Scaling empathy: from individuals to organizations
Empathy must become structural, not situational. Jack Stack’s open-book management at SRC proves that when employees understand the company’s financials and human impact, their decisions align naturally. Companies like Target, Intel, and Netflix build empathy into daily routines—shopping at their own stores, posting customer personas where employees see them, and rotating through front-line roles. “Opening the windows” keeps human context constantly visible, preventing detachment. Nike and American Girl blend affinity hiring with deliberate exposure to different user groups, ensuring breadth without blindness.

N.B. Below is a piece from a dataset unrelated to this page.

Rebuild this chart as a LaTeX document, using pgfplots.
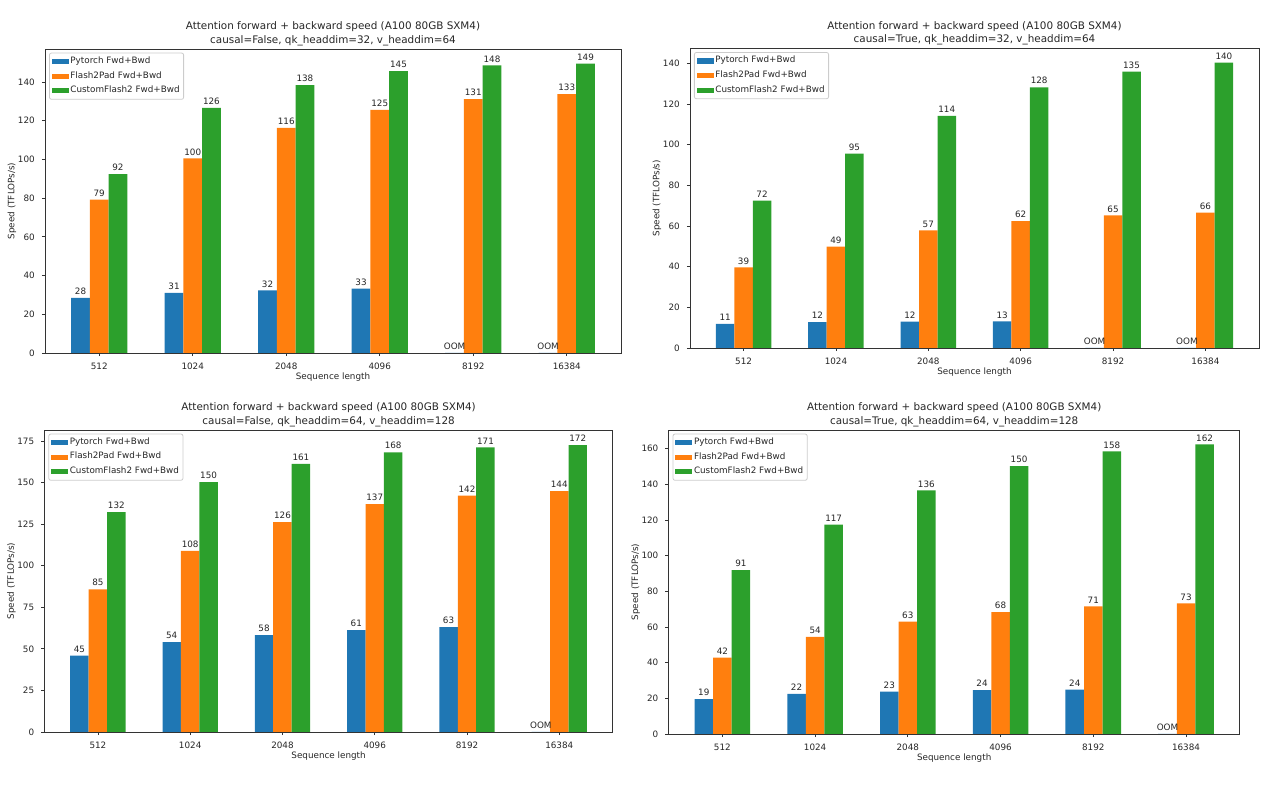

Moral clarity and meaning: empathy’s hidden payoff
Empathy doesn’t just improve strategy—it anchors ethics and purpose. Neuroscientist Donald Pfaff’s model shows ethical behavior arises when you imagine others vividly enough to blur boundaries. Cisco’s John Chambers applies this daily, pausing deals that might violate others’ trust, while Chip Conley’s Joie de Vivre hotels help employees find meaning by understanding how their cleaning or care shapes guests’ emotions. When organizations teach people to trace the human consequence of their work, jobs become callings, not chores. The same empathy that drives compassion also drives performance, creativity, and loyalty.
From empathy to concinnity: harmony with all stakeholders
The narrative culminates in what the authors call concinnity—the elegant harmony where customers, employees, suppliers, communities, and investors prosper together. Firms of Endearment (FoEs) exemplify this principle. Through the SPICE framework—Society, Partners, Investors, Customers, Employees—FoEs outperform traditional firms financially and culturally. They reject zero-sum thinking, cultivating positive-sum systems where doing good leads to doing well. Costco, Wegmans, Starbucks, and Whole Foods prove that empathy, integrity, and long-term vision can become competitive strategy. Across culture, ethics, and economics, empathy is the connective tissue that turns capitalism humane and enduring.